God breaks into our lives without notice or even asking if it is convenient. There are 20 new churches to be started and we are asked to help make their ministry possible. Our university students sit among the pans catching water from a leaking roof. They are crammed into space that is too small. The question we must ask is, “God are you talking to me?”
Gabriel told Mary “what the child was to be named, who he was to be, and something about the mystery that was to come upon her. ‘You mustn’t be afraid, Mary,’ he said. As he said it, he only hoped she wouldn’t notice that beneath the great golden wings, he himself was trembling with fear to think that the whole future of Creation hung on the answer of a girl.”

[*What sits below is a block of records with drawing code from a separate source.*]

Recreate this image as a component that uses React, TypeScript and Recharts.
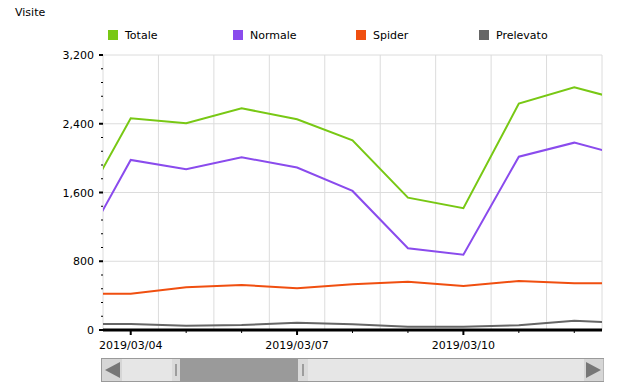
import React from 'react';
import { LineChart, Line, XAxis, YAxis, CartesianGrid } from 'recharts';

// days of March 2019; the view is zoomed between 03/03 12:00 and 03/12 12:00
const days = [3, 4, 5, 6, 7, 8, 9, 10, 11, 12, 13];
const totale = [1300, 2464, 2406, 2580, 2453, 2208, 1540, 1417, 2634, 2825, 2653];
const normale = [815, 1979, 1871, 2010, 1890, 1618, 951, 877, 2017, 2180, 2010];
const spider = [423, 423, 497, 524, 485, 532, 562, 512, 570, 543, 543];
const prelevato = [70, 70, 50, 58, 85, 66, 38, 38, 55, 108, 78];

const xDomain = [3.5, 12.5];
const xTicks = [4, 5, 6, 7, 8, 9, 10, 11, 12];
const xLabelled = [4, 7, 10];
const xGridTicks = [3.5, 4.5, 5.5, 6.5, 7.5, 8.5, 9.5, 10.5, 11.5, 12.5];
const yTicks = [0, 160, 320, 480, 640, 800, 960, 1120, 1280, 1440, 1600, 1760, 1920, 2080, 2240, 2400, 2560, 2720, 2880, 3040, 3200];
const yMajor = [0, 800, 1600, 2400, 3200];

const series = [
  { key: 'totale', name: 'Totale', color: '#78c814' },
  { key: 'normale', name: 'Normale', color: '#8a4bed' },
  { key: 'spider', name: 'Spider', color: '#f04f10' },
  { key: 'prelevato', name: 'Prelevato', color: '#666666' },
];

const data = days.map((d, i) => ({
  day: d,
  totale: totale[i],
  normale: normale[i],
  spider: spider[i],
  prelevato: prelevato[i],
}));

const font = "'DejaVu Sans', Verdana, sans-serif";
const pad = (n: number) => (n < 10 ? `0${n}` : `${n}`);

const XTick = (props: any) => {
  const { x, y, payload } = props;
  const major = xLabelled.includes(payload.value);
  return (
    <g>
      <line x1={x} x2={x} y1={y} y2={y + (major ? 5 : 3)} stroke="#000" strokeWidth={major ? 2 : 1} />
      {major && (
        <text x={x} y={y + 19} textAnchor="middle" fontSize={11} fontFamily={font} fill="#000">
          {`2019/03/${pad(payload.value)}`}
        </text>
      )}
    </g>
  );
};

const YTick = (props: any) => {
  const { x, y, payload } = props;
  const major = yMajor.includes(payload.value);
  return (
    <g>
      <line x1={x - (major ? 4 : 2)} x2={x} y1={y} y2={y} stroke="#000" strokeWidth={major ? 2 : 1} />
      {major && (
        <text x={x - 9} y={y + 4} textAnchor="end" fontSize={11} fontFamily={font} fill="#000">
          {payload.value.toLocaleString('en-US')}
        </text>
      )}
    </g>
  );
};

const Scrollbar = () => (
  <svg width={620} height={392} style={{ position: 'absolute', left: 0, top: 0, pointerEvents: 'none' }}>
    <rect x={101.5} y={358.5} width={502} height={23} fill="#e6e6e6" stroke="#9a9a9a" />
    <rect x={102} y={359} width={20} height={22} fill="#d6d6d6" />
    <polygon points="105,370 120,362 120,378" fill="#777" />
    <rect x={584} y={359} width={19.5} height={22} fill="#d6d6d6" />
    <polygon points="601,370 586,362 586,378" fill="#777" />
    <rect x={172} y={359} width={136} height={22} fill="#dadada" />
    <rect x={180} y={359} width={118} height={22} fill="#9a9a9a" />
    <line x1={176} x2={176} y1={364} y2={376} stroke="#888" strokeWidth={1.5} />
    <line x1={303} x2={303} y1={364} y2={376} stroke="#888" strokeWidth={1.5} />
  </svg>
);

const legendLeft = [108, 233, 356, 479];

export default function App() {
  return (
    <div style={{ position: 'absolute', left: 0, top: 0, width: 620, height: 392, background: '#fff', fontFamily: font }}>
      <div style={{ position: 'absolute', left: 15, top: 6, fontSize: 11, color: '#000' }}>Visite</div>
      {series.map((s, i) => (
        <div key={s.key} style={{ position: 'absolute', left: legendLeft[i], top: 29, height: 12, display: 'flex', alignItems: 'center', fontSize: 11, color: '#000' }}>
          <span style={{ display: 'inline-block', width: 10, height: 10, background: s.color, marginRight: 7 }} />
          {s.name}
        </div>
      ))}
      <LineChart width={620} height={392} data={data} margin={{ top: 55, right: 18, bottom: 32, left: 43 }}>
        <XAxis xAxisId="grid" type="number" dataKey="day" domain={xDomain} ticks={xGridTicks} allowDataOverflow hide />
        <YAxis yAxisId="grid" type="number" domain={[0, 3200]} ticks={yMajor} allowDataOverflow hide />
        <CartesianGrid xAxisId="grid" yAxisId="grid" stroke="#dcdcdc" />
        <XAxis
          type="number"
          dataKey="day"
          domain={xDomain}
          ticks={xTicks}
          interval={0}
          allowDataOverflow
          height={30}
          tickSize={0}
          tickMargin={0}
          tickLine={false}
          axisLine={{ stroke: '#000', strokeWidth: 3 }}
          tick={<XTick />}
        />
        <YAxis
          type="number"
          domain={[0, 3200]}
          ticks={yTicks}
          interval={0}
          width={60}
          tickSize={0}
          tickMargin={0}
          tickLine={false}
          axisLine={false}
          tick={<YTick />}
        />
        {series.map((s) => (
          <Line key={s.key} type="linear" dataKey={s.key} name={s.name} stroke={s.color} strokeWidth={2} dot={false} isAnimationActive={false} />
        ))}
      </LineChart>
      <Scrollbar />
    </div>
  );
}
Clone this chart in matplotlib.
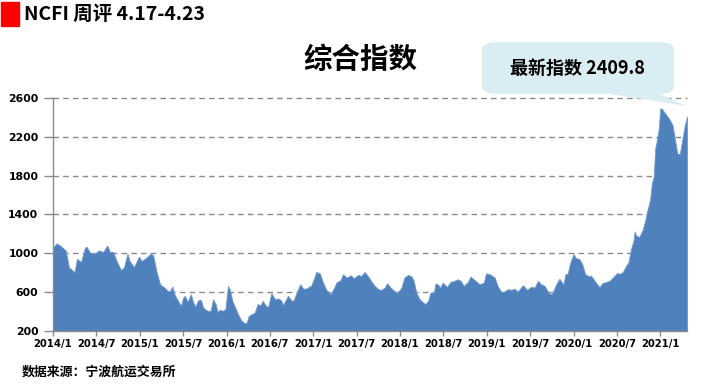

I can see Gabriel right now. Looking at us and thinking, “You want them to do what?” He trembles as he thinks about the whole future of Creation hanging on OUR answer.
God broke into the lives of Mary and Joseph. William Barclay says that Mary chose not to pray the world’s most common prayer, “Thy will be changed,” but instead chose to pray the world’s greatest prayer, “Thy will be done.”(5) Is God calling us to something specific, something impossible? What will our response be? Which prayer will we choose?
1. Ben Patterson, “A Faith Like Mary’s,” Preaching Today, Tape No. 87.
2. Mary, Did You Know, Words by: Mark Lowry, Music by: Buddy Greene
3. Gail Wood, “Mission Delayed,” Virtue, June/July 1999; found in SermonWriter for Advent 4B, Richard Donovan
4. W. Glyn Evans, Leadership, Vol. 4, no. 1.
5. William Barcley, The Daily Study Bible Series: The Gospel of Luke, The Westminster Press, Philadelphia, 1975, 13.